Mark Mylod’s gastronomic satirical thriller skewers the “foodie” world with relish, pairing a deconstruction of the participants with a zesty assault on how it serves to drain the joy of food that should sit at its heart. A handful of diners have been invited to an exclusive tasting menu at Chef Slowik’s remote island restaurant. The wild card, and audience perspective, is Margot — a last minute substitution by Tyler when dumped by his girlfriend. Anya Taylor-Joy’s expressiveness is perfect for Margot’s utter disdain for the theatrics taken so seriously by the guests — she is the only one to realise they are being insulted, and confident enough to refuse to play Slowik’s game. Meanwhile the verisimilitude of the meticulously constructed food and minimalist decor creates a distorted space within which it feels the film could frequently veer in any direction. The Menu presents the world as split into servers and consumers, though it satirises both sides of the divide: Slowik’s self-obsession is no better than the diners’, albeit more purposeful, holding his staff in cult-like sway. The film’s cruelty, however, is reserved predominantly for the wealthy, its wider critique being the blight of capitalism and its widening inequality. The food critics engaged in competitive intellectual snobbery may also make a certain type of film critic squirm uncomfortably. At its best The Menu is deliciously unexpected and, although it runs a little too long in reaching “an ending that ties everything together conceptually”, the final course is a satisfying conclusion to a most unpredictable meal.
“He never struck me as the kind of guy who’d go get small. Wow!”

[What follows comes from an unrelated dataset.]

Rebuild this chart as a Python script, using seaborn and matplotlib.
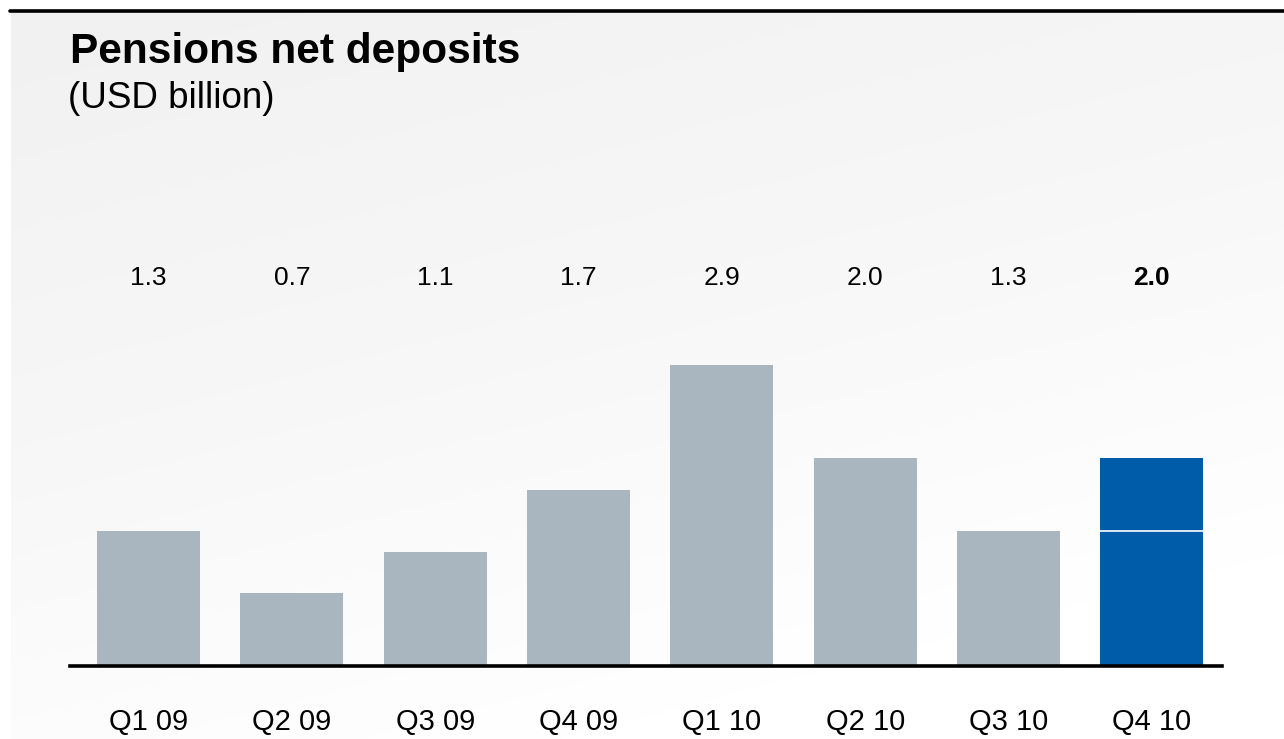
import numpy as np
import pandas as pd
import matplotlib
matplotlib.use("Agg")
import matplotlib.pyplot as plt
import seaborn as sns

quarters = ["Q1 09", "Q2 09", "Q3 09", "Q4 09", "Q1 10", "Q2 10", "Q3 10", "Q4 10"]
totals = [1.3, 0.7, 1.1, 1.7, 2.9, 2.0, 1.3, 2.0]
value_labels = ["1.3", "0.7", "1.1", "1.7", "2.9", "2.0", "1.3", "2.0"]
q4_lower = 1.3  # split inside the Q4 10 bar
highlight = "Q4 10"

sns.set_theme(style="white")
plt.rcParams['font.family'] = ['Liberation Sans', 'DejaVu Sans']
plt.rcParams['text.color'] = 'black'

W, H = 1284, 739
fig = plt.figure(figsize=(W / 100, H / 100), dpi=100)
fig.patch.set_facecolor("white")

# background panel with soft diagonal gradient
bg = fig.add_axes([11 / W, 0, 1 - 11 / W, 1 - 12 / H], zorder=-10)
xx, yy = np.meshgrid(np.linspace(0, 1, 300), np.linspace(0, 1, 200))
t = np.clip((xx * 0.45 + yy * 1.0) / 1.2, 0, 1)
bg.imshow(t, cmap=matplotlib.colors.LinearSegmentedColormap.from_list("g", ["#f1f1f1", "#f7f7f7", "#ffffff"]),
          aspect="auto", extent=[0, 1, 0, 1], origin="upper")
bg.set_axis_off()

# top rule
fig.add_artist(plt.Line2D([10 / W, 1], [1 - 10.5 / H, 1 - 10.5 / H], color="black", lw=2.6))

# main axes
ax_left, ax_right = 70 / W, 1222 / W
base_px = 666
top_px = 250
ax = fig.add_axes([ax_left, (H - base_px) / H, ax_right - ax_left, (base_px - top_px) / H])
ax.patch.set_alpha(0)

df = pd.DataFrame({"quarter": quarters, "value": totals})
df["kind"] = ["hl" if q == highlight else "base" for q in quarters]
sns.barplot(data=df, x="quarter", y="value", hue="kind", palette={"base": "#a9b6c0", "hl": "#005ba8"},
            width=0.72, dodge=False, legend=False, ax=ax, saturation=1, linewidth=0)

px_per_unit = (666 - 365) / 2.9
ax.set_ylim(0, (base_px - top_px) / px_per_unit)
ax.set_xlim(-0.548, 7.49)

i_hl = quarters.index(highlight)
ax.hlines(q4_lower, i_hl - 0.36, i_hl + 0.36, color="white", lw=1.2)

label_y = (base_px - 278) / px_per_unit
for i, lab in enumerate(value_labels):
    ax.text(i, label_y, lab, ha="center", va="center", fontsize=19,
            fontweight="bold" if quarters[i] == highlight else "normal", color="black")

for s in ["top", "right", "left"]:
    ax.spines[s].set_visible(False)
ax.spines["bottom"].set_linewidth(2.6)
ax.spines["bottom"].set_color("black")
ax.set_yticks([])
ax.set_xlabel("")
ax.set_ylabel("")
ax.tick_params(axis="x", length=0, pad=30, labelsize=21, labelcolor="black")

fig.text(70 / W, 1 - 52 / H, "Pensions net deposits", fontsize=30.5, fontweight="bold",
         va="center", ha="left", color="black")
fig.text(68 / W, 1 - 99 / H, "(USD billion)", fontsize=26.5, va="center", ha="left", color="black")

fig.savefig("out.png", dpi=100)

Alexander Payne’s social satire takes a fascinating concept — shrinking part of the human population to reduce environmental impact — but fails to explore it in any real depth as he prefers to follow his usual brand of mid-life crisis tale against that tantalising backdrop. There is a biting cynicism toward a brand of faux-environmentalism in which people only engage when it offers other benefits to their lifestyle or economic situation. In “downsized” communities, minimal wealth earned outside translates to luxury living which is the real draw for most residents. Though peppered with interesting ideas, Downsizing‘s ultimate message seems to be that we ought to care for the people around us now rather than engaging in high-minded attempts to save the species. For that to be the only real take-away feels like a wasted opportunity.